-- BEGIN Given information --

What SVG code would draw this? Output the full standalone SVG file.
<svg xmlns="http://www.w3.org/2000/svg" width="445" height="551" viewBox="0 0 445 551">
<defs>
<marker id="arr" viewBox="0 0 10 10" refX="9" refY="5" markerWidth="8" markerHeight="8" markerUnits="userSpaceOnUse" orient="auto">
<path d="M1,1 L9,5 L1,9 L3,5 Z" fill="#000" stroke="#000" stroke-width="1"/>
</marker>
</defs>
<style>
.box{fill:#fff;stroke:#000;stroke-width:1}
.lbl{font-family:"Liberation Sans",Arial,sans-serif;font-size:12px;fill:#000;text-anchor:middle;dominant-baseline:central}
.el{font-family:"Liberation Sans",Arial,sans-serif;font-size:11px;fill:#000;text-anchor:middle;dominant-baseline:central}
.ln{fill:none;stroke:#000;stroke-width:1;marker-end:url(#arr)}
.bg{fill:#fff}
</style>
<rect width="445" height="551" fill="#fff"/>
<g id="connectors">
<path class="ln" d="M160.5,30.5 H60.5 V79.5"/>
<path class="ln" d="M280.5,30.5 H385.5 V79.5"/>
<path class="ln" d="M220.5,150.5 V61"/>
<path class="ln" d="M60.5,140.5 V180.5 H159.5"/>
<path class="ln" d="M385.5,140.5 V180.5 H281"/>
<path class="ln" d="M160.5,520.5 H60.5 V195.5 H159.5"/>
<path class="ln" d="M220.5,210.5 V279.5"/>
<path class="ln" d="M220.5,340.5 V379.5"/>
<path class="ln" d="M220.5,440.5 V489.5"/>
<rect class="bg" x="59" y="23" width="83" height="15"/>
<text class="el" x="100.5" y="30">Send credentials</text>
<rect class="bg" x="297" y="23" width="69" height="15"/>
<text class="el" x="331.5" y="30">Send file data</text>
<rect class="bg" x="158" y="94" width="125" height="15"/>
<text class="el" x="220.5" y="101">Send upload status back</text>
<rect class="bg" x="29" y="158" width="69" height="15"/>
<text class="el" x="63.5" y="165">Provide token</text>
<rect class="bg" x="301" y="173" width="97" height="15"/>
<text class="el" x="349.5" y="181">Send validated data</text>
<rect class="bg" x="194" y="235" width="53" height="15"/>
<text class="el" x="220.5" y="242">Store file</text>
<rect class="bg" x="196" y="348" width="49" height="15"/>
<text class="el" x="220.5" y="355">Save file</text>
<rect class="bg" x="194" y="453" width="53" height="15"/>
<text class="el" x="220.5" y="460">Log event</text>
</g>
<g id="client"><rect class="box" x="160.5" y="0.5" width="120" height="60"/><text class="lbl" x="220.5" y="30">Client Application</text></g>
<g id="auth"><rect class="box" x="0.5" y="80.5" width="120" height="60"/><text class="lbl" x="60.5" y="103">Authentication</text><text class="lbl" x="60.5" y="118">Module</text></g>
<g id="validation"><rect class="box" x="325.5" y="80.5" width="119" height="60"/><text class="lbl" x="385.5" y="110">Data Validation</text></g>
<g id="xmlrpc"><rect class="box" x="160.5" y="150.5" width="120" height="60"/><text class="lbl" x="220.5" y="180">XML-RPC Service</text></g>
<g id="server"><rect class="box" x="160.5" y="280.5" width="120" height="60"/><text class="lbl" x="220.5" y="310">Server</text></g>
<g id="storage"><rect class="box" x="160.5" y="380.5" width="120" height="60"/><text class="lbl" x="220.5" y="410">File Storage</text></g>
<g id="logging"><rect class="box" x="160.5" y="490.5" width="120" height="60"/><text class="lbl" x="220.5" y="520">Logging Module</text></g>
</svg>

-- END Given information --

Repeat the preceding lines exactly, please, every one of them.

What SVG code would draw this? Output the full standalone SVG file.
<svg xmlns="http://www.w3.org/2000/svg" width="445" height="551" viewBox="0 0 445 551">
<defs>
<marker id="arr" viewBox="0 0 10 10" refX="9" refY="5" markerWidth="8" markerHeight="8" markerUnits="userSpaceOnUse" orient="auto">
<path d="M1,1 L9,5 L1,9 L3,5 Z" fill="#000" stroke="#000" stroke-width="1"/>
</marker>
</defs>
<style>
.box{fill:#fff;stroke:#000;stroke-width:1}
.lbl{font-family:"Liberation Sans",Arial,sans-serif;font-size:12px;fill:#000;text-anchor:middle;dominant-baseline:central}
.el{font-family:"Liberation Sans",Arial,sans-serif;font-size:11px;fill:#000;text-anchor:middle;dominant-baseline:central}
.ln{fill:none;stroke:#000;stroke-width:1;marker-end:url(#arr)}
.bg{fill:#fff}
</style>
<rect width="445" height="551" fill="#fff"/>
<g id="connectors">
<path class="ln" d="M160.5,30.5 H60.5 V79.5"/>
<path class="ln" d="M280.5,30.5 H385.5 V79.5"/>
<path class="ln" d="M220.5,150.5 V61"/>
<path class="ln" d="M60.5,140.5 V180.5 H159.5"/>
<path class="ln" d="M385.5,140.5 V180.5 H281"/>
<path class="ln" d="M160.5,520.5 H60.5 V195.5 H159.5"/>
<path class="ln" d="M220.5,210.5 V279.5"/>
<path class="ln" d="M220.5,340.5 V379.5"/>
<path class="ln" d="M220.5,440.5 V489.5"/>
<rect class="bg" x="59" y="23" width="83" height="15"/>
<text class="el" x="100.5" y="30">Send credentials</text>
<rect class="bg" x="297" y="23" width="69" height="15"/>
<text class="el" x="331.5" y="30">Send file data</text>
<rect class="bg" x="158" y="94" width="125" height="15"/>
<text class="el" x="220.5" y="101">Send upload status back</text>
<rect class="bg" x="29" y="158" width="69" height="15"/>
<text class="el" x="63.5" y="165">Provide token</text>
<rect class="bg" x="301" y="173" width="97" height="15"/>
<text class="el" x="349.5" y="181">Send validated data</text>
<rect class="bg" x="194" y="235" width="53" height="15"/>
<text class="el" x="220.5" y="242">Store file</text>
<rect class="bg" x="196" y="348" width="49" height="15"/>
<text class="el" x="220.5" y="355">Save file</text>
<rect class="bg" x="194" y="453" width="53" height="15"/>
<text class="el" x="220.5" y="460">Log event</text>
</g>
<g id="client"><rect class="box" x="160.5" y="0.5" width="120" height="60"/><text class="lbl" x="220.5" y="30">Client Application</text></g>
<g id="auth"><rect class="box" x="0.5" y="80.5" width="120" height="60"/><text class="lbl" x="60.5" y="103">Authentication</text><text class="lbl" x="60.5" y="118">Module</text></g>
<g id="validation"><rect class="box" x="325.5" y="80.5" width="119" height="60"/><text class="lbl" x="385.5" y="110">Data Validation</text></g>
<g id="xmlrpc"><rect class="box" x="160.5" y="150.5" width="120" height="60"/><text class="lbl" x="220.5" y="180">XML-RPC Service</text></g>
<g id="server"><rect class="box" x="160.5" y="280.5" width="120" height="60"/><text class="lbl" x="220.5" y="310">Server</text></g>
<g id="storage"><rect class="box" x="160.5" y="380.5" width="120" height="60"/><text class="lbl" x="220.5" y="410">File Storage</text></g>
<g id="logging"><rect class="box" x="160.5" y="490.5" width="120" height="60"/><text class="lbl" x="220.5" y="520">Logging Module</text></g>
</svg>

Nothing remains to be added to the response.